■ **What you should do**
Transcribe the material exactly. Images do not belong in the copy.

▬▬▬▬▬▬▬▬▬▬

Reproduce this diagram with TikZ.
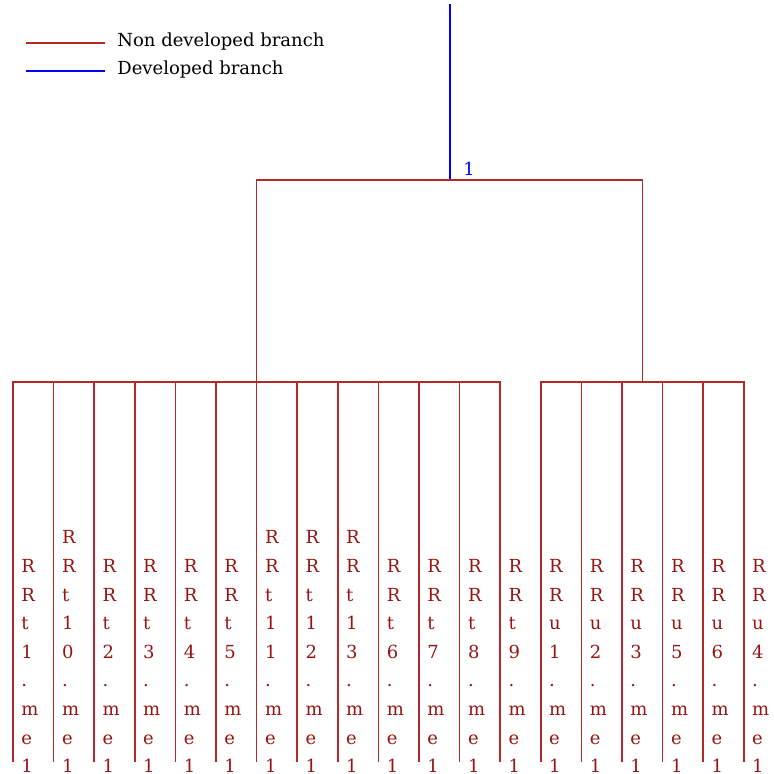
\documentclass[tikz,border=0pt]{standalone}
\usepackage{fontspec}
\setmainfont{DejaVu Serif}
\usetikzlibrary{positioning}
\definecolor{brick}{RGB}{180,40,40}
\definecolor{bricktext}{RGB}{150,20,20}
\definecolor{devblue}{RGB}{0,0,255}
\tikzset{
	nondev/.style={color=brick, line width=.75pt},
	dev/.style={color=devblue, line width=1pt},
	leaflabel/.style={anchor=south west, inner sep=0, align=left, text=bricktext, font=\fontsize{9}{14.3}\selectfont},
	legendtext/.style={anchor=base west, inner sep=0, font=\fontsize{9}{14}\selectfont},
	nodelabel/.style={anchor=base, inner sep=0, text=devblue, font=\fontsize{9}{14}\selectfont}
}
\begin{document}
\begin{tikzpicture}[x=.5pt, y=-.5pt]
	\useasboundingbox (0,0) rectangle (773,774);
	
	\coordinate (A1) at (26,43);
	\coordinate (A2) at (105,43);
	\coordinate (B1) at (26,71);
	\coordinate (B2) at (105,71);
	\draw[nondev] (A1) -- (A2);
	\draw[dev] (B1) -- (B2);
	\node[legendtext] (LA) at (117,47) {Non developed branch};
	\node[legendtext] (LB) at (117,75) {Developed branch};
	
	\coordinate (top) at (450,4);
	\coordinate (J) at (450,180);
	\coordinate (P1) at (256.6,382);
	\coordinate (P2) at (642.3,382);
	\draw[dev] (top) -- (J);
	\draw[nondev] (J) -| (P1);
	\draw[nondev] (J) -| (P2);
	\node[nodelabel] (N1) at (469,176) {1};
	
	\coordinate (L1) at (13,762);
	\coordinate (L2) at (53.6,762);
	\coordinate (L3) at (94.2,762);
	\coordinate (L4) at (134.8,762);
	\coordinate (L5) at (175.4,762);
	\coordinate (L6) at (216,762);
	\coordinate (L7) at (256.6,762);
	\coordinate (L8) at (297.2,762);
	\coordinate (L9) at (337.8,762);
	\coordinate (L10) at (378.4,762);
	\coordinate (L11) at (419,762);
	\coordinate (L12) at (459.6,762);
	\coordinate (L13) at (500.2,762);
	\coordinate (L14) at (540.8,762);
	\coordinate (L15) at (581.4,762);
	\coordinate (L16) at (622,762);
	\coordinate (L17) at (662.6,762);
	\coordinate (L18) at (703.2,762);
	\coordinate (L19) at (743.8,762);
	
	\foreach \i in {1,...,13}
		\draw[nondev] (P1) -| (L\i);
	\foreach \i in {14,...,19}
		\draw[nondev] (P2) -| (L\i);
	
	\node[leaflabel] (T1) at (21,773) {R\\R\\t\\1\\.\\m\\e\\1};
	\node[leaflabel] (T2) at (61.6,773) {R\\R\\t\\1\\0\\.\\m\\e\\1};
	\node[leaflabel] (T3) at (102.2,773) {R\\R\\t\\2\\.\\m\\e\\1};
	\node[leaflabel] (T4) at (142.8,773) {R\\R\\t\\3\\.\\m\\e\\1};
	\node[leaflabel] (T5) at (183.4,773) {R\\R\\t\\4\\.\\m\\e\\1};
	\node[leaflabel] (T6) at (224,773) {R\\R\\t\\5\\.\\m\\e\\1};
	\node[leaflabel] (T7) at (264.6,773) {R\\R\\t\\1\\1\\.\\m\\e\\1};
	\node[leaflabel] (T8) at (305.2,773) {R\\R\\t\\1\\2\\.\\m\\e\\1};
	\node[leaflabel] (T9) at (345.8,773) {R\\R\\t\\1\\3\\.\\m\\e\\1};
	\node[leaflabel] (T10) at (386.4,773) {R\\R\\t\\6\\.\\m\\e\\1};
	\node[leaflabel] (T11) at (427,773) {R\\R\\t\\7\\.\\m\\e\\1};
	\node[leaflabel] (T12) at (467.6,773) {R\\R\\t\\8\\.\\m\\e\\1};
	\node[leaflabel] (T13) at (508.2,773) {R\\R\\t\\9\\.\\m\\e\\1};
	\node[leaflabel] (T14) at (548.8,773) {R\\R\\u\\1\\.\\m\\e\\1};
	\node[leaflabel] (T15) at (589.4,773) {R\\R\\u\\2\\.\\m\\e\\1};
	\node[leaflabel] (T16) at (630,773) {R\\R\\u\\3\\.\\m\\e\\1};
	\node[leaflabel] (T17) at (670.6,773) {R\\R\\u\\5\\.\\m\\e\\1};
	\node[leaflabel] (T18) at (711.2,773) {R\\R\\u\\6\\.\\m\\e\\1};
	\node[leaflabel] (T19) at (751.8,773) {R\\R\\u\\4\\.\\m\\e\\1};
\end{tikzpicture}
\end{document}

▬▬▬▬▬▬▬▬▬▬

■ **Exercise solution**
Reproduce this diagram with TikZ.
\documentclass[tikz,border=0pt]{standalone}
\usepackage{fontspec}
\setmainfont{DejaVu Serif}
\usetikzlibrary{positioning}
\definecolor{brick}{RGB}{180,40,40}
\definecolor{bricktext}{RGB}{150,20,20}
\definecolor{devblue}{RGB}{0,0,255}
\tikzset{
	nondev/.style={color=brick, line width=.75pt},
	dev/.style={color=devblue, line width=1pt},
	leaflabel/.style={anchor=south west, inner sep=0, align=left, text=bricktext, font=\fontsize{9}{14.3}\selectfont},
	legendtext/.style={anchor=base west, inner sep=0, font=\fontsize{9}{14}\selectfont},
	nodelabel/.style={anchor=base, inner sep=0, text=devblue, font=\fontsize{9}{14}\selectfont}
}
\begin{document}
\begin{tikzpicture}[x=.5pt, y=-.5pt]
	\useasboundingbox (0,0) rectangle (773,774);
	
	\coordinate (A1) at (26,43);
	\coordinate (A2) at (105,43);
	\coordinate (B1) at (26,71);
	\coordinate (B2) at (105,71);
	\draw[nondev] (A1) -- (A2);
	\draw[dev] (B1) -- (B2);
	\node[legendtext] (LA) at (117,47) {Non developed branch};
	\node[legendtext] (LB) at (117,75) {Developed branch};
	
	\coordinate (top) at (450,4);
	\coordinate (J) at (450,180);
	\coordinate (P1) at (256.6,382);
	\coordinate (P2) at (642.3,382);
	\draw[dev] (top) -- (J);
	\draw[nondev] (J) -| (P1);
	\draw[nondev] (J) -| (P2);
	\node[nodelabel] (N1) at (469,176) {1};
	
	\coordinate (L1) at (13,762);
	\coordinate (L2) at (53.6,762);
	\coordinate (L3) at (94.2,762);
	\coordinate (L4) at (134.8,762);
	\coordinate (L5) at (175.4,762);
	\coordinate (L6) at (216,762);
	\coordinate (L7) at (256.6,762);
	\coordinate (L8) at (297.2,762);
	\coordinate (L9) at (337.8,762);
	\coordinate (L10) at (378.4,762);
	\coordinate (L11) at (419,762);
	\coordinate (L12) at (459.6,762);
	\coordinate (L13) at (500.2,762);
	\coordinate (L14) at (540.8,762);
	\coordinate (L15) at (581.4,762);
	\coordinate (L16) at (622,762);
	\coordinate (L17) at (662.6,762);
	\coordinate (L18) at (703.2,762);
	\coordinate (L19) at (743.8,762);
	
	\foreach \i in {1,...,13}
		\draw[nondev] (P1) -| (L\i);
	\foreach \i in {14,...,19}
		\draw[nondev] (P2) -| (L\i);
	
	\node[leaflabel] (T1) at (21,773) {R\\R\\t\\1\\.\\m\\e\\1};
	\node[leaflabel] (T2) at (61.6,773) {R\\R\\t\\1\\0\\.\\m\\e\\1};
	\node[leaflabel] (T3) at (102.2,773) {R\\R\\t\\2\\.\\m\\e\\1};
	\node[leaflabel] (T4) at (142.8,773) {R\\R\\t\\3\\.\\m\\e\\1};
	\node[leaflabel] (T5) at (183.4,773) {R\\R\\t\\4\\.\\m\\e\\1};
	\node[leaflabel] (T6) at (224,773) {R\\R\\t\\5\\.\\m\\e\\1};
	\node[leaflabel] (T7) at (264.6,773) {R\\R\\t\\1\\1\\.\\m\\e\\1};
	\node[leaflabel] (T8) at (305.2,773) {R\\R\\t\\1\\2\\.\\m\\e\\1};
	\node[leaflabel] (T9) at (345.8,773) {R\\R\\t\\1\\3\\.\\m\\e\\1};
	\node[leaflabel] (T10) at (386.4,773) {R\\R\\t\\6\\.\\m\\e\\1};
	\node[leaflabel] (T11) at (427,773) {R\\R\\t\\7\\.\\m\\e\\1};
	\node[leaflabel] (T12) at (467.6,773) {R\\R\\t\\8\\.\\m\\e\\1};
	\node[leaflabel] (T13) at (508.2,773) {R\\R\\t\\9\\.\\m\\e\\1};
	\node[leaflabel] (T14) at (548.8,773) {R\\R\\u\\1\\.\\m\\e\\1};
	\node[leaflabel] (T15) at (589.4,773) {R\\R\\u\\2\\.\\m\\e\\1};
	\node[leaflabel] (T16) at (630,773) {R\\R\\u\\3\\.\\m\\e\\1};
	\node[leaflabel] (T17) at (670.6,773) {R\\R\\u\\5\\.\\m\\e\\1};
	\node[leaflabel] (T18) at (711.2,773) {R\\R\\u\\6\\.\\m\\e\\1};
	\node[leaflabel] (T19) at (751.8,773) {R\\R\\u\\4\\.\\m\\e\\1};
\end{tikzpicture}
\end{document}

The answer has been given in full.